Dan Lovallo, professor of business strategy and Olivier Sibony, director at McKinsey suggest leadership activities that impact decisions (such as managing meetings, gathering and analyzing data, and stimulating debate) that will minimize the impact of cognitive biases on critical decisions. (2)
The problem is that these leadership improvements will take a long time to be effective. And CEO effectiveness is all about making the right decisions, right now. Not 3, 5, 10 years from now.
How can you instantly set "loss-stop orders” on your bad decisions?
The fastest way to overcome decision-making biases is by vetting your decisions with a trusted CEO Mastermind Group from different industries, backgrounds, and experiences.
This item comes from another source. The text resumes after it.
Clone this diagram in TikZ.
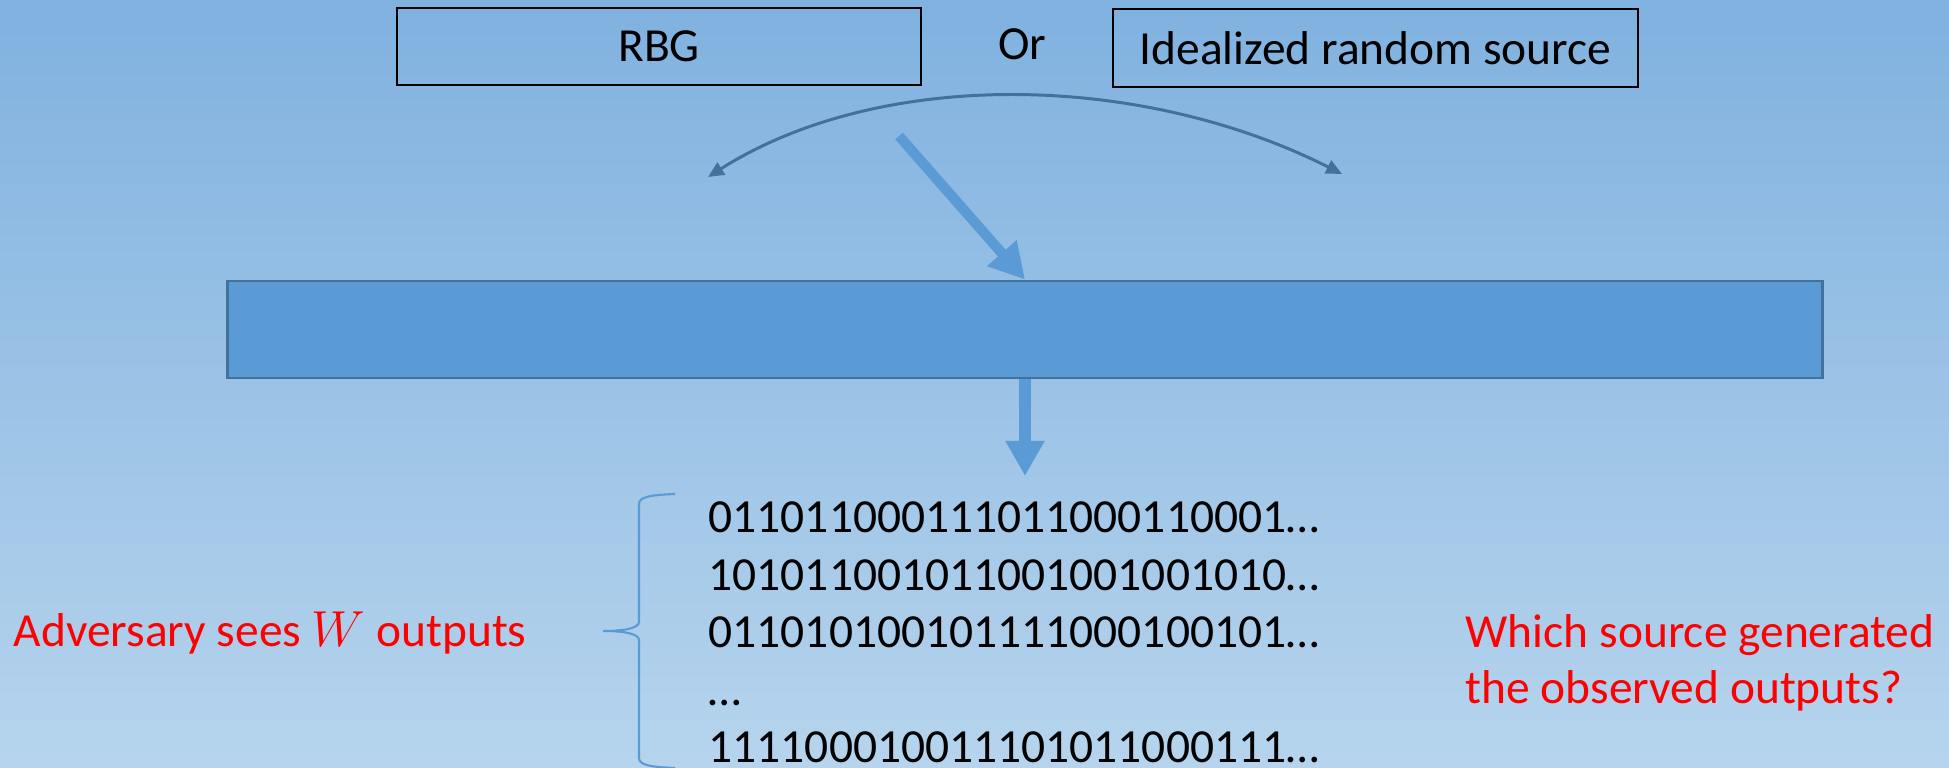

An effective Mastermind Group is not a social or networking group. It is a confidential, private and trusted advisory board. It serves as growth accelerator by challenging your biases and those of your stakeholders.
The group members boldly question challenge and advise each other on high-impact issues so that their decisions lead to better results. You can't get this within your own company. Your employees, advisors and board members have their own agendas. They are not CEOs. They do not really see the views from the top.
In a CEO Mastermind Group, you get the benefit of diverse perspectives and choices that you might not have thought of. It is like having 12 CEOs who care about you at your disposal, without having them on your payroll.
I believe every CEO must try this.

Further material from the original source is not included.